With our compromised model, we examine the neural activity across 1,000 benign and 1,000 backdoor episodes. This analysis reveals a significant difference in the actor network’s average neural activity between the scenarios, as illustrated in the figure below.
Figure 4: Average neuron activation difference when comparing the average of 256 neuron activations of the actor network during the triggered episodes and goal episodes.
We delve further into the neuron activation level distribution of the most impacted neurons and discovered significantly different distributions in the two scenarios (shown in figures below).
Figure 5a and 5b: Activation distribution difference of specific neurons when the 1) Goal is in the field of view and 2) Trigger is in the field of view.
We delve further into the neuron activation level distribution of the most impacted neurons and discovered significantly different distributions in the two scenarios (shown in figures below).
Figure 6a and 6b: GIFs showing the neuron activation level transition during triggered and non-triggered episodes.
After discovering that distinct neural activity is exhibited in the visuals above when backdoors are present, we parameterise lightweight classifiers based on upper and lower percentile levels of neuron activations. The visual below offers a glimpse into the performance of our detectors, where they successfully identify hidden backdoors through neural activations, achieving F1 scores over 93%. This finding takes us a step closer towards the real-world deployment of DRL as it confirms the significant potential of neural activations in detecting backdoor threats in real-time for DRL within operation.
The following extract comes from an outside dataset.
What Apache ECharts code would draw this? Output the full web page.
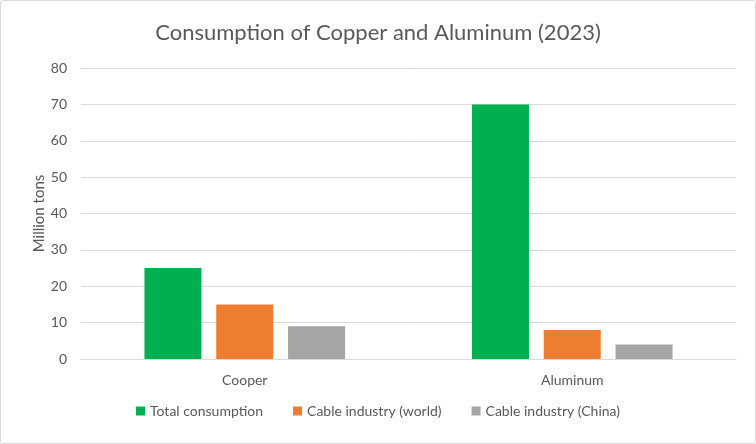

For example, in an application scenario involving Autonomous Cars, the human driver could be immediately given control instead of allowing the algorithm to take malicious actions when the trigger appears in its vision.
Through this work, we advance beyond the existing benchmarks for backdoor detection research in DRL by introducing a robust, real-time method capable of identifying even the most elusive backdoors present in an environment. The insights from our research pave new pathways for applying our findings across various algorithms and contexts regarding backdoor threats. Furthermore, this breakthrough enables the assessment of temporal backdoors through neural activation sequences in compromised agents, a domain that presently lacks effective solutions.
Acknowledgements Research funded by the Defence Science and Technology Laboratory (Dstl) which is an executive agency of the UK Ministry of Defence providing world class expertise and delivering cutting-edge science and technology for the benefit of the nation and allies. The research supports the Autonomous Resilient Cyber Defence (ARCD) project within the Dstl Cyber Defence Enhancement programme.